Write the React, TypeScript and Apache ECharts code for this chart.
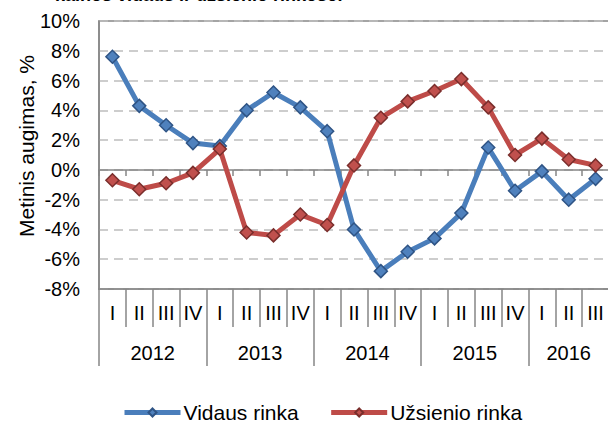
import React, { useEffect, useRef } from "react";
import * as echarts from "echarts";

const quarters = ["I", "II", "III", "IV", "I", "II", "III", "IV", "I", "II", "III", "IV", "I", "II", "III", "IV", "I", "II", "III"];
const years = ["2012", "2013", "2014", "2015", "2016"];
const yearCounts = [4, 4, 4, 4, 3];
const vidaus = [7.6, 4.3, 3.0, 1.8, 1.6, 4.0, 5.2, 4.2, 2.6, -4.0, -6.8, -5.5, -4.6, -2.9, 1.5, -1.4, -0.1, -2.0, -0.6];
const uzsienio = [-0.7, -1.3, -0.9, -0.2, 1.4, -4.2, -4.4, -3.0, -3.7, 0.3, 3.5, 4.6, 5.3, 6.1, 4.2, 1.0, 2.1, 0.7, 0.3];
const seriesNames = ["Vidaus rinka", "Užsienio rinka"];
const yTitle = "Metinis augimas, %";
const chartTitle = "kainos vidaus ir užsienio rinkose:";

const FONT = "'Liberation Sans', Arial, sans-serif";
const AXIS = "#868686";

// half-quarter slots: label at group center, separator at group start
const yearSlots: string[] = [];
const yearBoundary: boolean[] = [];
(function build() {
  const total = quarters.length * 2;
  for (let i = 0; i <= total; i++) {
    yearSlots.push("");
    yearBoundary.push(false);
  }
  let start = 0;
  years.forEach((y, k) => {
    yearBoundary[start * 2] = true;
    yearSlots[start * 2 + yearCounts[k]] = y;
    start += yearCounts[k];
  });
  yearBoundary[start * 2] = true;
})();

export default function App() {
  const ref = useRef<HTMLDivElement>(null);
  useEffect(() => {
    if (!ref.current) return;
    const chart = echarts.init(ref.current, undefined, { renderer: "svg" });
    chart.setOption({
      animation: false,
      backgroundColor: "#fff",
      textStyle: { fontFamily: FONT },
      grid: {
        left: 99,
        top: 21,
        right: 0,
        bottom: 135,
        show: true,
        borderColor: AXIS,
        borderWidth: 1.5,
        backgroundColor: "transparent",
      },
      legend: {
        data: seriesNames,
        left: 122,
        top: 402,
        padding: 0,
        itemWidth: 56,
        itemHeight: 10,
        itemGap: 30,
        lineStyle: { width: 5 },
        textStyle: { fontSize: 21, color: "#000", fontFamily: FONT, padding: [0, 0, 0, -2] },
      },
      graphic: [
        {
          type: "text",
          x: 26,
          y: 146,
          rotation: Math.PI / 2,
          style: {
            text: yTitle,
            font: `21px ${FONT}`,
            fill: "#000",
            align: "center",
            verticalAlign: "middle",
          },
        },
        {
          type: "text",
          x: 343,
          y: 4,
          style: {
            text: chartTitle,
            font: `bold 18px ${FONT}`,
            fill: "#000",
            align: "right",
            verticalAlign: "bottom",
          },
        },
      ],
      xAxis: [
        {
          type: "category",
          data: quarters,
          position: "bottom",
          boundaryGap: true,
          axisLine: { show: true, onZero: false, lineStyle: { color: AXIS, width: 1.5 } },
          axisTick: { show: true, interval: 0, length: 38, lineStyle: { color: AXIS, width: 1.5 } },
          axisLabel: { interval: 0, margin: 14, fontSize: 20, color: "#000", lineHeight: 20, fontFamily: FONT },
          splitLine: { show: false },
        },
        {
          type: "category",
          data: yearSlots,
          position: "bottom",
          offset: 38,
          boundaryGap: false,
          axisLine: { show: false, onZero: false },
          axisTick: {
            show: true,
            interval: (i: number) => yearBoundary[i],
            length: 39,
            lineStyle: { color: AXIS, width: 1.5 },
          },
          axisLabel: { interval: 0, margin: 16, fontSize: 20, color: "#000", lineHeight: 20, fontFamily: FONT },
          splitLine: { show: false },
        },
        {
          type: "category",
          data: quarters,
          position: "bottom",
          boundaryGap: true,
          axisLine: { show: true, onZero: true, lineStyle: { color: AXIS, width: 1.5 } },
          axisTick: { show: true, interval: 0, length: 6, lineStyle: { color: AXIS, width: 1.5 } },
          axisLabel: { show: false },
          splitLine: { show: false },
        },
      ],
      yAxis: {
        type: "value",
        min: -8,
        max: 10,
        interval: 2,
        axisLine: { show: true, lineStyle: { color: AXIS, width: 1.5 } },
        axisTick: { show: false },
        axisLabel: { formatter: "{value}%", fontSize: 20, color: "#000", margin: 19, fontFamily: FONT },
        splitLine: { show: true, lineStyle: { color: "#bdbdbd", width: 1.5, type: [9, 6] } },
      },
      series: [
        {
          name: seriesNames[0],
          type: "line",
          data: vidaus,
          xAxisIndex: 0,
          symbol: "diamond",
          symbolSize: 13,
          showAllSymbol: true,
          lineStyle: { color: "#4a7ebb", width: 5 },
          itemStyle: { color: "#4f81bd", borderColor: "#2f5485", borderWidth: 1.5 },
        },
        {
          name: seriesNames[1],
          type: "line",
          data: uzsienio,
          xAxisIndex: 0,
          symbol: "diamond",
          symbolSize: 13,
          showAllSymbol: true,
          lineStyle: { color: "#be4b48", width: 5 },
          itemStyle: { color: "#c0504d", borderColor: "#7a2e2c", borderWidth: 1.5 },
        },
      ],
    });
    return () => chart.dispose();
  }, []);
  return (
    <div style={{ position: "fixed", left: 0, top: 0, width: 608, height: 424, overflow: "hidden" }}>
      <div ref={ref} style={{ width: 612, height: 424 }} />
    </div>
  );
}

## [Task requirements]
Quote the data exactly, leaving every image out of the copy.

## [Full output]
Write the React, TypeScript and Apache ECharts code for this chart.
import React, { useEffect, useRef } from "react";
import * as echarts from "echarts";

const quarters = ["I", "II", "III", "IV", "I", "II", "III", "IV", "I", "II", "III", "IV", "I", "II", "III", "IV", "I", "II", "III"];
const years = ["2012", "2013", "2014", "2015", "2016"];
const yearCounts = [4, 4, 4, 4, 3];
const vidaus = [7.6, 4.3, 3.0, 1.8, 1.6, 4.0, 5.2, 4.2, 2.6, -4.0, -6.8, -5.5, -4.6, -2.9, 1.5, -1.4, -0.1, -2.0, -0.6];
const uzsienio = [-0.7, -1.3, -0.9, -0.2, 1.4, -4.2, -4.4, -3.0, -3.7, 0.3, 3.5, 4.6, 5.3, 6.1, 4.2, 1.0, 2.1, 0.7, 0.3];
const seriesNames = ["Vidaus rinka", "Užsienio rinka"];
const yTitle = "Metinis augimas, %";
const chartTitle = "kainos vidaus ir užsienio rinkose:";

const FONT = "'Liberation Sans', Arial, sans-serif";
const AXIS = "#868686";

// half-quarter slots: label at group center, separator at group start
const yearSlots: string[] = [];
const yearBoundary: boolean[] = [];
(function build() {
  const total = quarters.length * 2;
  for (let i = 0; i <= total; i++) {
    yearSlots.push("");
    yearBoundary.push(false);
  }
  let start = 0;
  years.forEach((y, k) => {
    yearBoundary[start * 2] = true;
    yearSlots[start * 2 + yearCounts[k]] = y;
    start += yearCounts[k];
  });
  yearBoundary[start * 2] = true;
})();

export default function App() {
  const ref = useRef<HTMLDivElement>(null);
  useEffect(() => {
    if (!ref.current) return;
    const chart = echarts.init(ref.current, undefined, { renderer: "svg" });
    chart.setOption({
      animation: false,
      backgroundColor: "#fff",
      textStyle: { fontFamily: FONT },
      grid: {
        left: 99,
        top: 21,
        right: 0,
        bottom: 135,
        show: true,
        borderColor: AXIS,
        borderWidth: 1.5,
        backgroundColor: "transparent",
      },
      legend: {
        data: seriesNames,
        left: 122,
        top: 402,
        padding: 0,
        itemWidth: 56,
        itemHeight: 10,
        itemGap: 30,
        lineStyle: { width: 5 },
        textStyle: { fontSize: 21, color: "#000", fontFamily: FONT, padding: [0, 0, 0, -2] },
      },
      graphic: [
        {
          type: "text",
          x: 26,
          y: 146,
          rotation: Math.PI / 2,
          style: {
            text: yTitle,
            font: `21px ${FONT}`,
            fill: "#000",
            align: "center",
            verticalAlign: "middle",
          },
        },
        {
          type: "text",
          x: 343,
          y: 4,
          style: {
            text: chartTitle,
            font: `bold 18px ${FONT}`,
            fill: "#000",
            align: "right",
            verticalAlign: "bottom",
          },
        },
      ],
      xAxis: [
        {
          type: "category",
          data: quarters,
          position: "bottom",
          boundaryGap: true,
          axisLine: { show: true, onZero: false, lineStyle: { color: AXIS, width: 1.5 } },
          axisTick: { show: true, interval: 0, length: 38, lineStyle: { color: AXIS, width: 1.5 } },
          axisLabel: { interval: 0, margin: 14, fontSize: 20, color: "#000", lineHeight: 20, fontFamily: FONT },
          splitLine: { show: false },
        },
        {
          type: "category",
          data: yearSlots,
          position: "bottom",
          offset: 38,
          boundaryGap: false,
          axisLine: { show: false, onZero: false },
          axisTick: {
            show: true,
            interval: (i: number) => yearBoundary[i],
            length: 39,
            lineStyle: { color: AXIS, width: 1.5 },
          },
          axisLabel: { interval: 0, margin: 16, fontSize: 20, color: "#000", lineHeight: 20, fontFamily: FONT },
          splitLine: { show: false },
        },
        {
          type: "category",
          data: quarters,
          position: "bottom",
          boundaryGap: true,
          axisLine: { show: true, onZero: true, lineStyle: { color: AXIS, width: 1.5 } },
          axisTick: { show: true, interval: 0, length: 6, lineStyle: { color: AXIS, width: 1.5 } },
          axisLabel: { show: false },
          splitLine: { show: false },
        },
      ],
      yAxis: {
        type: "value",
        min: -8,
        max: 10,
        interval: 2,
        axisLine: { show: true, lineStyle: { color: AXIS, width: 1.5 } },
        axisTick: { show: false },
        axisLabel: { formatter: "{value}%", fontSize: 20, color: "#000", margin: 19, fontFamily: FONT },
        splitLine: { show: true, lineStyle: { color: "#bdbdbd", width: 1.5, type: [9, 6] } },
      },
      series: [
        {
          name: seriesNames[0],
          type: "line",
          data: vidaus,
          xAxisIndex: 0,
          symbol: "diamond",
          symbolSize: 13,
          showAllSymbol: true,
          lineStyle: { color: "#4a7ebb", width: 5 },
          itemStyle: { color: "#4f81bd", borderColor: "#2f5485", borderWidth: 1.5 },
        },
        {
          name: seriesNames[1],
          type: "line",
          data: uzsienio,
          xAxisIndex: 0,
          symbol: "diamond",
          symbolSize: 13,
          showAllSymbol: true,
          lineStyle: { color: "#be4b48", width: 5 },
          itemStyle: { color: "#c0504d", borderColor: "#7a2e2c", borderWidth: 1.5 },
        },
      ],
    });
    return () => chart.dispose();
  }, []);
  return (
    <div style={{ position: "fixed", left: 0, top: 0, width: 608, height: 424, overflow: "hidden" }}>
      <div ref={ref} style={{ width: 612, height: 424 }} />
    </div>
  );
}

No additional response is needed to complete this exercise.